# Move to Cape Town/Durban



## Joclarke (Jun 16, 2011)

Hi

I really hope that you can all help me! My partner is in the running for a fantastic job in SA, to be located in either Cape Town or Durban. If he gets it everything is going to move really quickly so we need to be able to make a decision fast...hence my request for your help rather than ploughing through the hundreds of pieces on the internet (and fighting through all the negative ones). My main questions are:

* What are your opinions of the two places - I'm aware of the crime etc but compared to the UK what things should we be aware of before we come?

* Where are the best places to be that are really safe (or as safe as they can be) without being too far out of town?

* Do the gated communities really offer a community life or do you just feel like prisoners?

* Has anyone imported a car from the UK? How much does it cost?

* Is there a strong expat community that we can get involved with?
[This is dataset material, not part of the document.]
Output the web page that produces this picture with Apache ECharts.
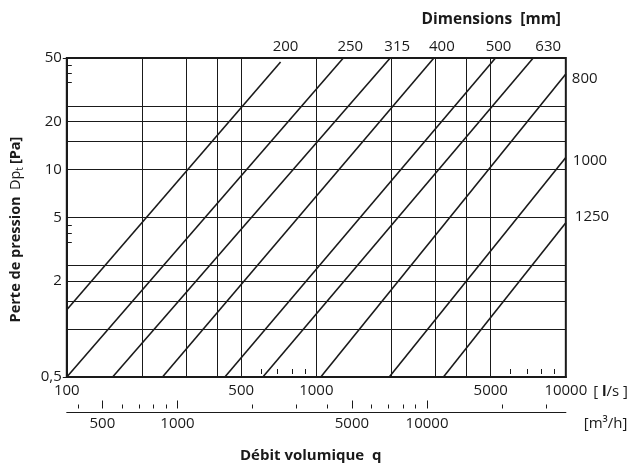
<!DOCTYPE html>
<html><head><meta charset="utf-8">
<script src="https://cdn.jsdelivr.net/npm/echarts@6/dist/echarts.min.js"></script>
<style>html,body{margin:0;padding:0;background:#fff}#c{width:631px;height:466px}</style>
</head><body><div id="c"></div>
<script>
// Duct dimensions [mm] and end points of each pressure-loss line (q in l/s, Dp in Pa)
const sizes   = ['200', '250', '315', '400', '500', '630', '800', '1000', '1250'];
const startQ  = [100, 100, 152.6, 241.8, 430, 610.6, 1042, 1960, 3232];
const startDp = [1.32, 0.5, 0.5, 0.5, 0.5, 0.5, 0.5, 0.5, 0.5];
const endQ    = [719, 1283, 1978, 2960, 5226, 7400, 10000, 10000, 10000];
const endDp   = [47.2, 50, 50, 50, 50, 50, 39.7, 11.9, 4.64];

// grid lines and tick values
const hGrid = [1, 1.5, 2, 2.5, 5, 10, 15, 20, 25];
const vGrid = [200, 300, 400, 500, 1000, 2000, 3000, 4000, 5000];
const dpLabels = [0.5, 2, 5, 10, 20, 50];
const dpMinorTicks = [3.5, 4, 4.5, 35, 40, 45];
const lsLabels = [100, 500, 1000, 5000, 10000];
const lsMinorTicks = [600, 700, 800, 900, 6000, 7000, 8000, 9000];
const m3hLabels = [500, 1000, 5000, 10000];
const m3hMinorTicks = [400, 600, 700, 800, 900, 2000, 3000, 4000, 6000, 7000, 8000, 9000, 20000, 30000];

// label styling per line (style only)
const labelPos = ['top', 'top', 'top', 'top', 'top', 'top', 'right', 'right', 'right'];
const labelOffset = [[5, -4], [7, 0], [7, 0], [8, 0], [3, 0], [15, 0], [2, 5], [3, 3], [5, -6]];

const FONT = '"Open Sans", "Noto Sans", sans-serif';
const INK = '#1a1a1a';
const txt = {color: INK, fontSize: 15, fontFamily: FONT};
const plainNum = v => String(Math.round(v));

const chart = echarts.init(document.getElementById('c'), null, {renderer: 'canvas'});

const series = sizes.map((s, i) => ({
  name: s,
  type: 'line',
  xAxisIndex: 0, yAxisIndex: 0,
  data: [[startQ[i], startDp[i]], [endQ[i], endDp[i]]],
  symbol: 'none',
  silent: true,
  animation: false,
  emphasis: {disabled: true},
  lineStyle: {color: INK, width: 1.6},
  z: 3,
  markPoint: {
    symbol: 'circle', symbolSize: 0, silent: true, animation: false,
    label: Object.assign({show: true, formatter: s, position: labelPos[i], offset: labelOffset[i], distance: 4}, txt),
    data: [{coord: [endQ[i], endDp[i]]}]
  }
}));

series[0].markLine = {
  silent: true, animation: false, symbol: ['none', 'none'],
  label: {show: false},
  lineStyle: {color: INK, width: 1, type: 'solid'},
  emphasis: {disabled: true},
  data: hGrid.map(v => ({yAxis: v})).concat(vGrid.map(v => ({xAxis: v})))
};

const plainLog = {type: 'log', logBase: 10, splitLine: {show: false}, minorTick: {show: false}, minorSplitLine: {show: false}};

chart.setOption({
  animation: false,
  backgroundColor: '#fff',
  title: [
    {text: 'Dimensions  [mm]', right: 70, top: 12, padding: 0,
     textStyle: {color: INK, fontSize: 15.5, fontWeight: 'bold', fontFamily: FONT}},
    {text: 'Débit volumique  q', left: 240, top: 448, padding: 0,
     textStyle: {color: INK, fontSize: 15, fontWeight: 'bold', fontFamily: FONT}}
  ],
  grid: {left: 66.8, right: 64.2, top: 58, bottom: 89, show: true, borderColor: INK, borderWidth: 2, backgroundColor: 'transparent'},
  xAxis: [
    Object.assign({}, plainLog, {
      min: 100, max: 10000, position: 'bottom',
      axisLine: {show: true, lineStyle: {color: INK, width: 2}},
      axisTick: {show: false},
      axisLabel: Object.assign({customValues: lsLabels, margin: 6, formatter: plainNum}, txt),
      name: '[ {b|l}/s ]', nameLocation: 'end', nameGap: 19,
      nameTextStyle: Object.assign({verticalAlign: 'top', padding: [7, 0, 0, 0],
        rich: {b: {fontWeight: 'bold', fontSize: 15, fontFamily: FONT, color: INK}}}, txt)
    }),
    Object.assign({}, plainLog, {
      min: 100, max: 10000, position: 'bottom', offset: -3,
      axisLine: {show: false},
      axisTick: {show: true, inside: true, length: 5, customValues: lsMinorTicks, lineStyle: {color: INK, width: 1}},
      axisLabel: {show: false}
    }),
    Object.assign({}, plainLog, {
      min: 360, max: 36000, position: 'bottom', offset: 35.5,
      axisLine: {show: true, lineStyle: {color: INK, width: 1.2}},
      axisTick: {show: false},
      axisLabel: Object.assign({customValues: m3hLabels, margin: 4, formatter: plainNum}, txt),
      name: '[m³/h]', nameLocation: 'end', nameGap: 18,
      nameTextStyle: Object.assign({verticalAlign: 'top', padding: [4, 0, 0, 0]}, txt)
    }),
    Object.assign({}, plainLog, {
      min: 360, max: 36000, position: 'bottom', offset: 31.5,
      axisLine: {show: false},
      axisTick: {show: true, inside: true, length: 8, customValues: m3hLabels, lineStyle: {color: INK, width: 1}},
      axisLabel: {show: false}
    }),
    Object.assign({}, plainLog, {
      min: 360, max: 36000, position: 'bottom', offset: 31.5,
      axisLine: {show: false},
      axisTick: {show: true, inside: true, length: 4, customValues: m3hMinorTicks, lineStyle: {color: INK, width: 1}},
      axisLabel: {show: false}
    })
  ],
  yAxis: [
    Object.assign({}, plainLog, {
      min: 0.5, max: 50, position: 'left',
      axisLine: {show: true, lineStyle: {color: INK, width: 2}},
      axisTick: {show: true, inside: true, length: 5, customValues: dpMinorTicks, lineStyle: {color: INK, width: 1}},
      axisLabel: Object.assign({customValues: dpLabels, margin: 5,
        formatter: v => (Math.abs(v - 0.5) < 1e-6 ? '0,5' : String(Math.round(v)))}, txt),
      name: '{b|Perte de pression}  {n|Dp}{s|t} {b|[Pa]}',
      nameLocation: 'middle', nameGap: 42, nameRotate: 90,
      nameTextStyle: {color: INK, fontFamily: FONT, padding: [0, 24, 0, 0],
        rich: {
          b: {fontWeight: 'bold', fontSize: 14.5, fontFamily: FONT, color: INK},
          n: {fontSize: 14.5, fontFamily: FONT, color: INK},
          s: {fontSize: 10, fontFamily: FONT, color: INK, padding: [7, 0, 0, 0]}
        }}
    }),
    Object.assign({}, plainLog, {
      min: 0.5, max: 50, position: 'left',
      axisLine: {show: false},
      axisTick: {show: true, inside: false, length: 4, customValues: [0.5, 50], lineStyle: {color: INK, width: 1}},
      axisLabel: {show: false}
    })
  ],
  series: series
});
</script>
</body></html>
* I am also currently a FT working mum with a little boy who is 2. I won't be working in SA and whilst I can't wait to spend time with my little boy I am also worried that I will get incredibly homesick without my friends/family around. Are there mother and baby groups? 

Thanks in advance for any help you can offer....its a very scary process made even scarier by the lack of time!!!


----------



## Johanna (Apr 13, 2009)

Joclarke said:


> Hi
> 
> I really hope that you can all help me! My partner is in the running for a fantastic job in SA, to be located in either Cape Town or Durban. If he gets it everything is going to move really quickly so we need to be able to make a decision fast...hence my request for your help rather than ploughing through the hundreds of pieces on the internet (and fighting through all the negative ones). My main questions are:
> 
> ...


Hi joclarke
All these questions have been asked in various and different threads, go through thenm all, I am sure you will find answers to most, if not all, of your questions!


----------



## signol (May 18, 2011)

The Westville area of Durban is a good area, my in-laws live nearby (not in a gated community) and have never been the victims of crime for the 19 years they lived in their house. From what I gather, Cape Town has a lower crime rate than Durban, but prices are higher. We have friends living near Fishhoek on the False Bay coast and the area is such that they only have a wooden fence around the house - no need for barbed wire or electric fencing as is common in other areas.

I don't know about an expat community - most of the people I know are SAans related to, or knowing, my wife and her family. With a child, you'd probably best get to know other people as parents from a nursery or playgroup.

My brother in law looked at importing his car from SA to UK - the pure cost of transporting it was around £3000, so I assume it is similar in the other direction. If you have a 4x4 how about driving it down? I've seen a couple of UK reg Land Rovers around Durban!

Hope this helps a little

signol


----------



## NoNoT (Jun 20, 2011)

*Durban*

I've lived in Durban area for 25 years and 5 years ago moved to a golf estate 45 mins north of Umhlanga. Would definitely recommend an estate - there are a lot to choose from and they aren't too restrictive - certainly the security far outweighs the few restrictions that might be imposed (no pets for example in some). It's a super place and you just have to be sensible - Durbanites are very friendly and sociable - generally get up earlier than you are used to and go to bed earlier - that you'll adjust to in no time. Good luck.


----------



## keepyourpeace (Jun 28, 2011)

Hi-
All i'd like to add to this post is I visited family friends in Jo'burg in April who live in a gated community and they say you hardly notice it after a while and they can do what they like (even have pets!), so if youd prefer that extra sense of security, and a sense of community life which they seem to have, from my brief view of things, thatd seem a good way to go


----------